Single cut basses have just one cut out, compared to the more usual double cut away model. If you can picture a classical guitar in your head, or an old steel-string acoustic, you’ll know what a guitar with no cut aways looks like. The guitar body near the neck on the top string half was originally cut away to provide better access to the high frets. I’m not sure when or why in the life of the guitar the second cut away became common, Leo Fender just made them that way, giving them their two distinctive ‘horns’.
Bass guitars inherited the double cutaway design of their higher pitched brethren, via Leo Fender, even though the double bass has no cut aways. However, with through-neck designed basses, there are a number of reasons to go for a single cut design.
The single cut allows for more contact between the neck and the body, adding stability. It also allows for more wood in the body, which affects the appearance, and potentially the sound. Their looks are slightly controversial – many players think they look ugly – and some argue that the design restricts access to the upper frets, but it never has for me. Makers like Veillette Guitars do make bolt on models (a nice diagram from them here).

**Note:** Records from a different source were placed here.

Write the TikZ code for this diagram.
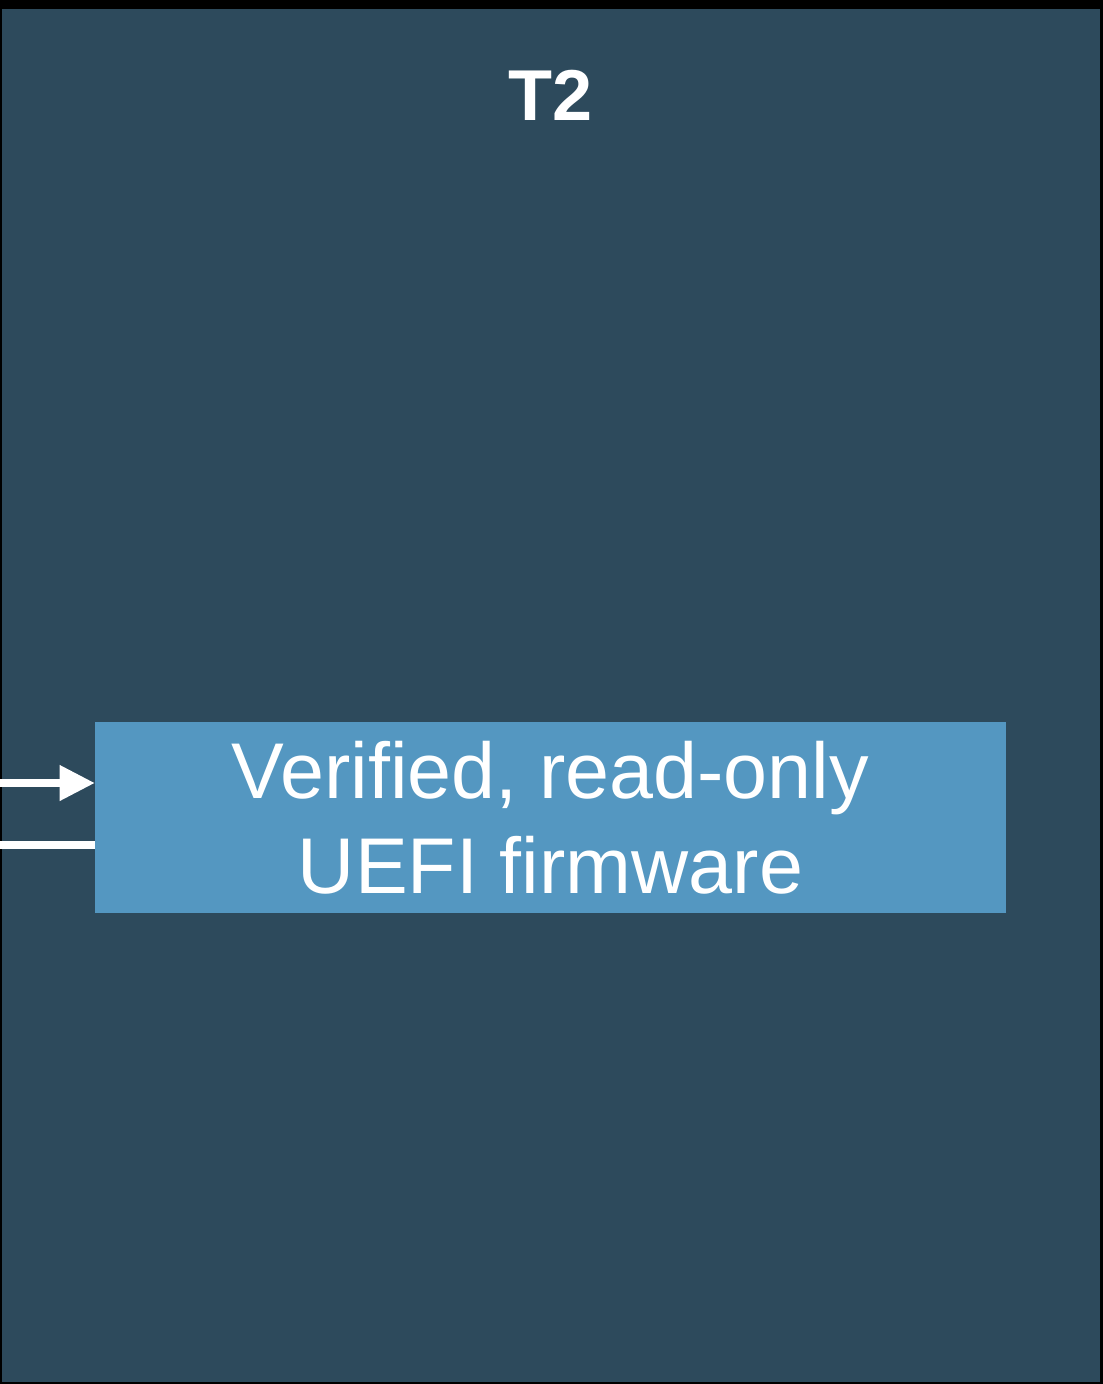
\documentclass[tikz,border=0pt]{standalone}
\usepackage{fontspec}
\setmainfont{Liberation Sans}
\usetikzlibrary{arrows.meta}
\definecolor{chipbg}{HTML}{2D4A5C}
\definecolor{fwblue}{HTML}{5497C1}
\tikzset{
  fwbox/.style={fill=fwblue, text=white, minimum width=18.22cm, minimum height=3.82cm,
    align=center, font=\fontsize{45}{54}\selectfont},
  link/.style={white, line width=4pt}
}
\begin{document}
\begin{tikzpicture}[x=0.02cm,y=-0.02cm]
		% Bakgrunn
		\fill[black] (0,0) rectangle (1103,1384);
		\useasboundingbox (0,0) rectangle (1103,1384);
		% T2-brikke
		\fill[chipbg] (2,9) rectangle (1100,1382);
		\node[text=white, font=\fontsize{41}{49}\selectfont\bfseries] (title) at (551,95) {T2};
		% Fastvare
		\node[fwbox] (fw) at (550.5,817.5) {Verified, read-only\\UEFI firmware};
		% Inn og ut
		\coordinate (inA) at (0,783);
		\coordinate (outA) at (0,845);
		\draw[link,-{Triangle[length=0.7cm,width=0.68cm]}] (inA) -- (inA -| fw.west);
		\draw[link] (outA -| fw.west) -- (outA);
	\end{tikzpicture}
\end{document}
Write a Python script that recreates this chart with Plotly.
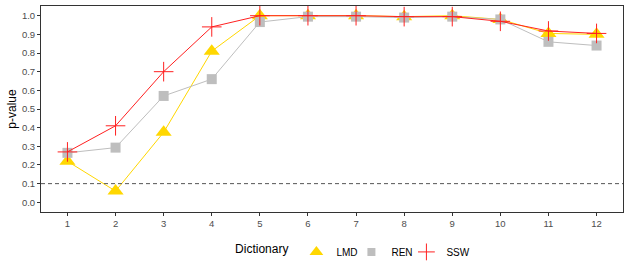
import plotly.graph_objects as go

x_vals = [1, 2, 3, 4, 5, 6, 7, 8, 9, 10, 11, 12]
lmd = [0.22, 0.06, 0.375, 0.81, 1.0, 1.0, 1.0, 0.995, 1.0, 0.98, 0.905, 0.9]
ren = [0.265, 0.293, 0.57, 0.66, 0.966, 0.995, 0.995, 0.99, 0.995, 0.98, 0.86, 0.84]
ssw = [0.27, 0.41, 0.70, 0.94, 1.0, 1.0, 1.0, 0.995, 0.995, 0.97, 0.918, 0.905]
y_ticks = [0.0, 0.1, 0.2, 0.3, 0.4, 0.5, 0.6, 0.7, 0.8, 0.9, 1.0]
threshold = 0.1

series = [
    ("LMD", lmd, "#FFD700", "triangle-up", 14, 0, 10),
    ("REN", ren, "#BEBEBE", "square", 10, 0, 10),
    ("SSW", ssw, "#FF2020", "cross-thin", 14, 1, 30),
]

fig = go.Figure()
for name, vals, col, sym, size, lw, lgw in series:
    fig.add_trace(go.Scatter(
        x=x_vals, y=vals, mode="lines+markers", name=name, showlegend=False,
        line=dict(color=col, width=1),
        marker=dict(symbol=sym, size=size, color=col, line=dict(color=col, width=lw)),
    ))
for name, vals, col, sym, size, lw, lgw in series:
    fig.add_trace(go.Scatter(
        x=[None], y=[None], mode="markers", name=name, showlegend=True,
        legendwidth=lgw,
        marker=dict(symbol=sym, size=size - 2, color=col, line=dict(color=col, width=lw)),
    ))

fig.add_hline(y=threshold, line=dict(color="#555555", width=1, dash="4px,3px"))

axis_common = dict(
    showgrid=False, zeroline=False, showline=True, mirror=True,
    linecolor="#333333", linewidth=1,
    ticks="outside", ticklen=3, tickcolor="#333333",
    tickfont=dict(family="Liberation Sans, Arial", size=9.5, color="#4D4D4D"),
)

fig.update_layout(
    width=630, height=270,
    margin=dict(l=41, r=7, t=6, b=58, autoexpand=False),
    plot_bgcolor="white", paper_bgcolor="white",
    font=dict(family="Liberation Sans, Arial", color="black"),
    xaxis=dict(range=[0.45, 12.55], tickmode="array", tickvals=x_vals,
               ticktext=[str(v) for v in x_vals], **axis_common),
    yaxis=dict(range=[-0.052, 1.052], tickmode="array", tickvals=y_ticks,
               ticktext=[f"{v:.1f}" for v in y_ticks],
               title=dict(text="p-value", font=dict(size=12), standoff=2), **axis_common),
    legend=dict(orientation="h", x=0.33, xanchor="left",
                yref="container", y=0.067, yanchor="middle",
                title=dict(text="Dictionary", font=dict(size=12)),
                font=dict(size=10), itemwidth=30, tracegroupgap=0),
)

fig.write_html("out.html", post_script="document.body.style.margin='0';",
               config={"displayModeBar": False})
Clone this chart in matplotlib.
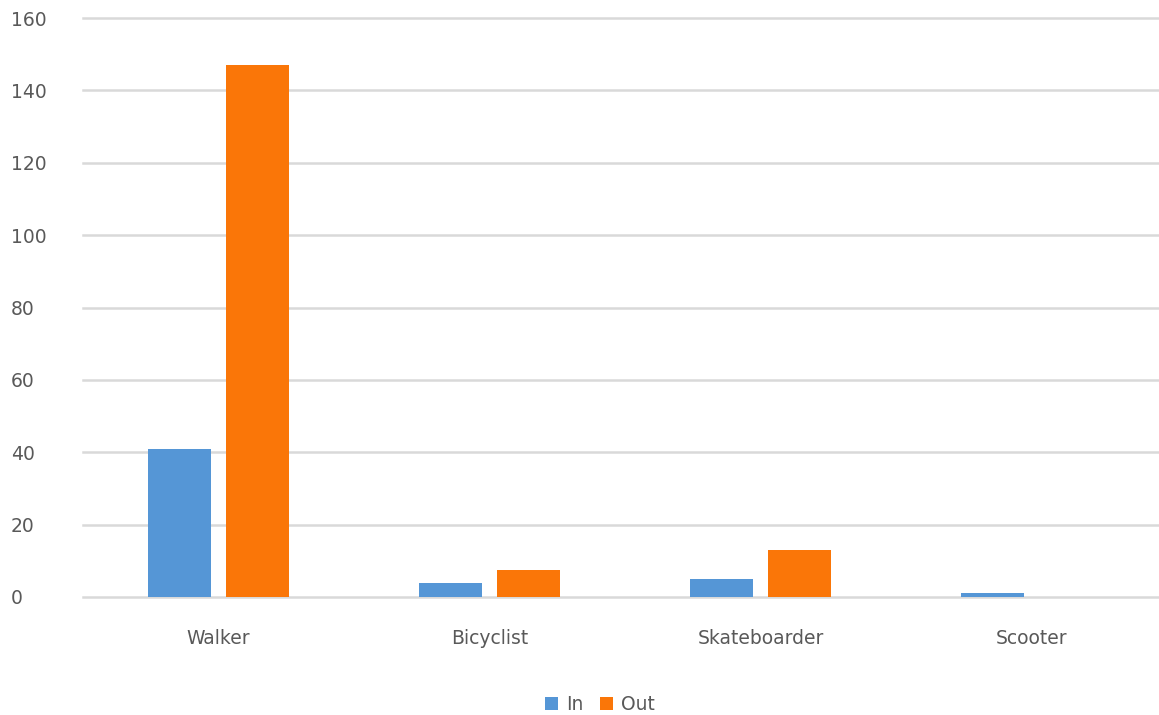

Back to Aquilina and their Shelby bass for a moment, this imposing looking 7 string shows how the neck looks from behind, quite different as you can see:
While I’m here it would be just wrong not to show you the front of this lovely bass too:
The design also shifts the balance of the bass, increases the weight and enhances the sustain. You may see those as plusses or minuses. I think the choice to go for a single cut design is one of personal preference, since there aren’t dramatic differences in tone. They sure do look different though, don’t they!